**The request**
Copy out the listing in full, exactly as written, but not its pictures.
* START *
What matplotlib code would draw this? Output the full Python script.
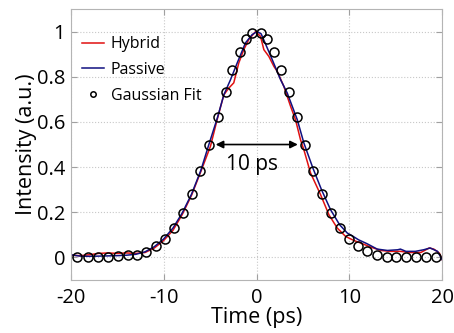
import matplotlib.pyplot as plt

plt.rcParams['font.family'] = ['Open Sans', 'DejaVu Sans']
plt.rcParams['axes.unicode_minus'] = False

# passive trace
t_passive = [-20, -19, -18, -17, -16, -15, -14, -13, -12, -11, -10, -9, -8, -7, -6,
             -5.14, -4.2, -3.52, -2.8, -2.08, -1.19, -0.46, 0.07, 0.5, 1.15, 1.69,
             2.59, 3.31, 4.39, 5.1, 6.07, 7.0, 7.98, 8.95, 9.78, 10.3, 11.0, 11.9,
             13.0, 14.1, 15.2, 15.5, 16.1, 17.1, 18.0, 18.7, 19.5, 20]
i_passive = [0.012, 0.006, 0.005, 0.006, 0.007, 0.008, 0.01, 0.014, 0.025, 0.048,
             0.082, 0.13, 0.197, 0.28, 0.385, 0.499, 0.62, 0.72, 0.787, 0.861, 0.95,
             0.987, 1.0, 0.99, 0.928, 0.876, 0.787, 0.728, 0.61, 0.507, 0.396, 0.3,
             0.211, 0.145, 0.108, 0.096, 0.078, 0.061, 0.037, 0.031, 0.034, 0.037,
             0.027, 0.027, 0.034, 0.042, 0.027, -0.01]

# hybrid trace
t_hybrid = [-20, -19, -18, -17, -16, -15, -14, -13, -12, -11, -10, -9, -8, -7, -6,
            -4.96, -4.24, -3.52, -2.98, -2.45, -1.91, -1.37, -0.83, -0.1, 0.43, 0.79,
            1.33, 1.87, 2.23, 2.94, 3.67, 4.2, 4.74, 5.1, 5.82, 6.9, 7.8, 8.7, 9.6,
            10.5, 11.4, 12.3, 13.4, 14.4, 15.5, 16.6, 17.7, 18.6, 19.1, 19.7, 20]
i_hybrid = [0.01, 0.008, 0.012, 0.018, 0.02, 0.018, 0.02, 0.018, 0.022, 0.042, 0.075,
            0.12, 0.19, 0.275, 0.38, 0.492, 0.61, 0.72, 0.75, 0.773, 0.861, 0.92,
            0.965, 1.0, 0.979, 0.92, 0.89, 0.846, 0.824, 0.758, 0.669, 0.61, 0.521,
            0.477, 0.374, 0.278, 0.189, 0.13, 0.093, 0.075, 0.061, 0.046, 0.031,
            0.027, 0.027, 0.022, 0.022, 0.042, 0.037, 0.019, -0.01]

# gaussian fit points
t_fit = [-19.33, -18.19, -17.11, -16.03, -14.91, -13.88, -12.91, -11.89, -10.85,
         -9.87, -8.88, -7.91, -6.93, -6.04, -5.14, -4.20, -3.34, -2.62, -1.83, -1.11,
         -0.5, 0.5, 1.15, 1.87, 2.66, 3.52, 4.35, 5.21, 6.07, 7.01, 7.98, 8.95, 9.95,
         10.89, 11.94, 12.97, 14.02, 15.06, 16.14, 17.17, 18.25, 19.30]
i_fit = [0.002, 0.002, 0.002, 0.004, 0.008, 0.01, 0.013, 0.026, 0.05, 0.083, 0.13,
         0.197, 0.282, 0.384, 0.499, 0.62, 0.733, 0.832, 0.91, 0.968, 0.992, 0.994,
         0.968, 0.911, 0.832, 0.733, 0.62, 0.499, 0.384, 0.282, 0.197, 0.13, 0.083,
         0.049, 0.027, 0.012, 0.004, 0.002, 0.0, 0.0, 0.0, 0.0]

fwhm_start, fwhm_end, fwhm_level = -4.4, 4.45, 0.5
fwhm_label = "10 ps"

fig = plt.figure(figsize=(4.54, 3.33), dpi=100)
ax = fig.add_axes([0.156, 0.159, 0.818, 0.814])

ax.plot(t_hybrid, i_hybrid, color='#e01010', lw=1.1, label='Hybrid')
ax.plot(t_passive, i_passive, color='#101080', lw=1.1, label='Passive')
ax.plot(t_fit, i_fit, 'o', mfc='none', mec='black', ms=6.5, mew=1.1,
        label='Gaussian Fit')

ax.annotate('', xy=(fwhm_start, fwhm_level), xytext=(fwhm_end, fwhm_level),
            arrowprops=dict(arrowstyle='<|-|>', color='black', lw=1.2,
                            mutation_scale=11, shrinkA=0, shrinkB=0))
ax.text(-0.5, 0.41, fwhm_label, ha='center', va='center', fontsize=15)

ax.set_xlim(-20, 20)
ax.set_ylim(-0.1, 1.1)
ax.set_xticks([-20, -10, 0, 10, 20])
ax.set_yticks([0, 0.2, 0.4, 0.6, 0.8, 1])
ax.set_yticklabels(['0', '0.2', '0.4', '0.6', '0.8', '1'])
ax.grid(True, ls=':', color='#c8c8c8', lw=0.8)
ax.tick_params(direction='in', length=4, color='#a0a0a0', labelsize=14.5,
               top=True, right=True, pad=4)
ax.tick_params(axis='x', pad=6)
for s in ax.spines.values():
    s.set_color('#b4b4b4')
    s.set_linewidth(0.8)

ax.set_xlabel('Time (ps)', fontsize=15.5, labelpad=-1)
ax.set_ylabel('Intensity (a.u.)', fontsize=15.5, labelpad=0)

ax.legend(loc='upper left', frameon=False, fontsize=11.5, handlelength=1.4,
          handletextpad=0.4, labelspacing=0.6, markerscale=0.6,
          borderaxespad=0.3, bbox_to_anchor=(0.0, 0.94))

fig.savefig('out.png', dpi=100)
* END *
**Task result**
What matplotlib code would draw this? Output the full Python script.
import matplotlib.pyplot as plt

plt.rcParams['font.family'] = ['Open Sans', 'DejaVu Sans']
plt.rcParams['axes.unicode_minus'] = False

# passive trace
t_passive = [-20, -19, -18, -17, -16, -15, -14, -13, -12, -11, -10, -9, -8, -7, -6,
             -5.14, -4.2, -3.52, -2.8, -2.08, -1.19, -0.46, 0.07, 0.5, 1.15, 1.69,
             2.59, 3.31, 4.39, 5.1, 6.07, 7.0, 7.98, 8.95, 9.78, 10.3, 11.0, 11.9,
             13.0, 14.1, 15.2, 15.5, 16.1, 17.1, 18.0, 18.7, 19.5, 20]
i_passive = [0.012, 0.006, 0.005, 0.006, 0.007, 0.008, 0.01, 0.014, 0.025, 0.048,
             0.082, 0.13, 0.197, 0.28, 0.385, 0.499, 0.62, 0.72, 0.787, 0.861, 0.95,
             0.987, 1.0, 0.99, 0.928, 0.876, 0.787, 0.728, 0.61, 0.507, 0.396, 0.3,
             0.211, 0.145, 0.108, 0.096, 0.078, 0.061, 0.037, 0.031, 0.034, 0.037,
             0.027, 0.027, 0.034, 0.042, 0.027, -0.01]

# hybrid trace
t_hybrid = [-20, -19, -18, -17, -16, -15, -14, -13, -12, -11, -10, -9, -8, -7, -6,
            -4.96, -4.24, -3.52, -2.98, -2.45, -1.91, -1.37, -0.83, -0.1, 0.43, 0.79,
            1.33, 1.87, 2.23, 2.94, 3.67, 4.2, 4.74, 5.1, 5.82, 6.9, 7.8, 8.7, 9.6,
            10.5, 11.4, 12.3, 13.4, 14.4, 15.5, 16.6, 17.7, 18.6, 19.1, 19.7, 20]
i_hybrid = [0.01, 0.008, 0.012, 0.018, 0.02, 0.018, 0.02, 0.018, 0.022, 0.042, 0.075,
            0.12, 0.19, 0.275, 0.38, 0.492, 0.61, 0.72, 0.75, 0.773, 0.861, 0.92,
            0.965, 1.0, 0.979, 0.92, 0.89, 0.846, 0.824, 0.758, 0.669, 0.61, 0.521,
            0.477, 0.374, 0.278, 0.189, 0.13, 0.093, 0.075, 0.061, 0.046, 0.031,
            0.027, 0.027, 0.022, 0.022, 0.042, 0.037, 0.019, -0.01]

# gaussian fit points
t_fit = [-19.33, -18.19, -17.11, -16.03, -14.91, -13.88, -12.91, -11.89, -10.85,
         -9.87, -8.88, -7.91, -6.93, -6.04, -5.14, -4.20, -3.34, -2.62, -1.83, -1.11,
         -0.5, 0.5, 1.15, 1.87, 2.66, 3.52, 4.35, 5.21, 6.07, 7.01, 7.98, 8.95, 9.95,
         10.89, 11.94, 12.97, 14.02, 15.06, 16.14, 17.17, 18.25, 19.30]
i_fit = [0.002, 0.002, 0.002, 0.004, 0.008, 0.01, 0.013, 0.026, 0.05, 0.083, 0.13,
         0.197, 0.282, 0.384, 0.499, 0.62, 0.733, 0.832, 0.91, 0.968, 0.992, 0.994,
         0.968, 0.911, 0.832, 0.733, 0.62, 0.499, 0.384, 0.282, 0.197, 0.13, 0.083,
         0.049, 0.027, 0.012, 0.004, 0.002, 0.0, 0.0, 0.0, 0.0]

fwhm_start, fwhm_end, fwhm_level = -4.4, 4.45, 0.5
fwhm_label = "10 ps"

fig = plt.figure(figsize=(4.54, 3.33), dpi=100)
ax = fig.add_axes([0.156, 0.159, 0.818, 0.814])

ax.plot(t_hybrid, i_hybrid, color='#e01010', lw=1.1, label='Hybrid')
ax.plot(t_passive, i_passive, color='#101080', lw=1.1, label='Passive')
ax.plot(t_fit, i_fit, 'o', mfc='none', mec='black', ms=6.5, mew=1.1,
        label='Gaussian Fit')

ax.annotate('', xy=(fwhm_start, fwhm_level), xytext=(fwhm_end, fwhm_level),
            arrowprops=dict(arrowstyle='<|-|>', color='black', lw=1.2,
                            mutation_scale=11, shrinkA=0, shrinkB=0))
ax.text(-0.5, 0.41, fwhm_label, ha='center', va='center', fontsize=15)

ax.set_xlim(-20, 20)
ax.set_ylim(-0.1, 1.1)
ax.set_xticks([-20, -10, 0, 10, 20])
ax.set_yticks([0, 0.2, 0.4, 0.6, 0.8, 1])
ax.set_yticklabels(['0', '0.2', '0.4', '0.6', '0.8', '1'])
ax.grid(True, ls=':', color='#c8c8c8', lw=0.8)
ax.tick_params(direction='in', length=4, color='#a0a0a0', labelsize=14.5,
               top=True, right=True, pad=4)
ax.tick_params(axis='x', pad=6)
for s in ax.spines.values():
    s.set_color('#b4b4b4')
    s.set_linewidth(0.8)

ax.set_xlabel('Time (ps)', fontsize=15.5, labelpad=-1)
ax.set_ylabel('Intensity (a.u.)', fontsize=15.5, labelpad=0)

ax.legend(loc='upper left', frameon=False, fontsize=11.5, handlelength=1.4,
          handletextpad=0.4, labelspacing=0.6, markerscale=0.6,
          borderaxespad=0.3, bbox_to_anchor=(0.0, 0.94))

fig.savefig('out.png', dpi=100)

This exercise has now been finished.